No juzguéis, y no seréis juzgados; no condenéis, y no seréis condenados; perdonad, y seréis perdonados.
Quiero llevar hoy conmigo esta actitud y por tanto necesito, Señor, que tú me ayudes en ello.
Sé que tengo en mí ese orgullo de saber por tu palabra lo que es bueno y malo, lo que te agrada y lo que te ofende. Me siento capaz de ver el pecado de otros, por pequeña e insignificante paja que sea (v.41-42) y de condenar sus palabras y hechos. Pero tiendo a olvidar que yo soy de la misma naturaleza que la de los demás, que cometo los mismos o parecidos pecados y que, por tanto, yo también seré juzgado y condenado por otros, y seguro que con buenas razones. Eso me atemoriza y avergüenza.

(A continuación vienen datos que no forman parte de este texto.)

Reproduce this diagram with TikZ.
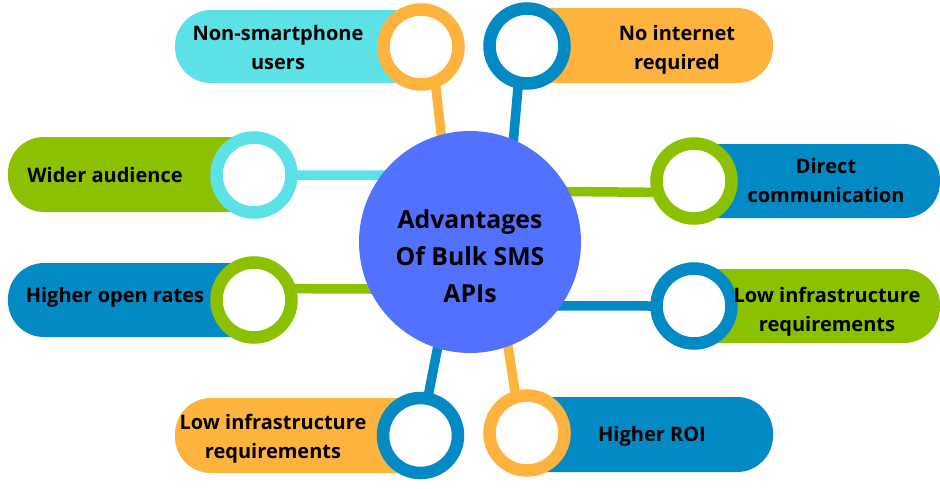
\documentclass[tikz,border=0pt]{standalone}
\usepackage{fontspec}
\setmainfont{Open Sans}
\usetikzlibrary{backgrounds}

\definecolor{skyc}{HTML}{5CE1E6}
\definecolor{orangec}{HTML}{FFB33F}
\definecolor{limec}{HTML}{8BC101}
\definecolor{bluec}{HTML}{0389C3}
\definecolor{hubc}{HTML}{5271FF}

\tikzset{
  pill/.style={fill=#1, rounded corners=36pt},
  ring/.style={circle, draw=#1, line width=12.5pt, fill=white, inner sep=0pt, minimum size=75pt},
  link/.style={draw=#1, line width=9.5pt, shorten <=-8pt, shorten >=-14pt},
  lbl/.style={font=\fontsize{20}{29}\selectfont\bfseries, align=center},
  hub/.style={circle, fill=hubc, inner sep=0pt, minimum size=222pt}
}

\begin{document}
\begin{tikzpicture}[x=1pt, y=1pt]
\useasboundingbox (0,0) rectangle (940,-488);

% pills
\fill[pill=skyc]    (175,-10)  rectangle (459,-83);
\fill[pill=orangec] (489,-8)   rectangle (773,-83);
\fill[pill=limec]   (8,-137)   rectangle (292,-212);
\fill[pill=bluec]   (656,-144) rectangle (940,-218);
\fill[pill=bluec]   (8,-263)   rectangle (292,-337);
\fill[pill=limec]   (656,-269) rectangle (940,-343);
\fill[pill=orangec] (175,-398) rectangle (458,-473);
\fill[pill=bluec]   (489,-397) rectangle (773,-472);

\node[hub] (hub) at (470,-242) {};
\node[align=center, font=\fontsize{24.8}{37}\selectfont\bfseries] (title) at (470,-256)
  {Advantages\\Of Bulk SMS\\APIs};

% rings
\node[ring=orangec] (r1) at (421,-47) {};
\node[ring=bluec]   (r2) at (527,-46) {};
\node[ring=skyc]    (r3) at (254,-175) {};
\node[ring=limec]   (r4) at (694,-181) {};
\node[ring=limec]   (r5) at (254,-300) {};
\node[ring=bluec]   (r6) at (694,-306) {};
\node[ring=bluec]   (r7) at (420.5,-435.5) {};
\node[ring=orangec] (r8) at (527,-433) {};

% labels
\node[lbl] (t1) at (278,-47.5)  {Non-smartphone\\users};
\node[lbl] (t2) at (677,-49.5)  {No internet\\required};
\node[lbl] (t3) at (105,-175)   {Wider audience};
\node[lbl] (t4) at (826,-180)   {Direct\\communication};
\node[lbl] (t5) at (115,-297)   {Higher open rates};
\node[lbl] (t6) at (827,-312)   {Low infrastructure\\requirements};
\node[lbl] (t7) at (273,-438.5) {Low infrastructure\\requirements};
\node[lbl] (t8) at (652,-436)   {Higher ROI};

% connectors
\begin{pgfonlayer}{background}
\draw[link=orangec] (r1.-70)  -- (hub.105);
\draw[link=bluec]   (r2.-102) -- (hub.67);
\draw[link=skyc]    (r3.east) -- (hub.143);
\draw[link=limec]   (r4.195)  -- (hub.27);
\draw[link=limec]   (r5.15)   -- (hub.205);
\draw[link=bluec]   (r6.west) -- (hub.-35);
\draw[link=bluec]   (r7.79)   -- (hub.-107);
\draw[link=orangec] (r8.106)  -- (hub.-70);
\end{pgfonlayer}
\end{tikzpicture}
\end{document}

Señor ayúdame a mantener el necesario equilibrio. No quiero ser indiferente al pecado que te ofende, y mucho menos a mi propio pecado. Quiero tener el valor de acercarme a mi hermano y ayudarle en su lucha (Mt.18:15ss) (Stg.5:19-20) recordando que yo puedo encontrarme un día en ese mismo estado. No quiero condenar sin saber antes su estado, y de luchar con él, por él, para encontrar una salida, para llegar al arrepentimiento restaurador. Quiero perdonar cuantas veces sea posible y necesario.
Quiero, Señor, que me ayudes a tratar a otros como me gustaría que me trataran a mí.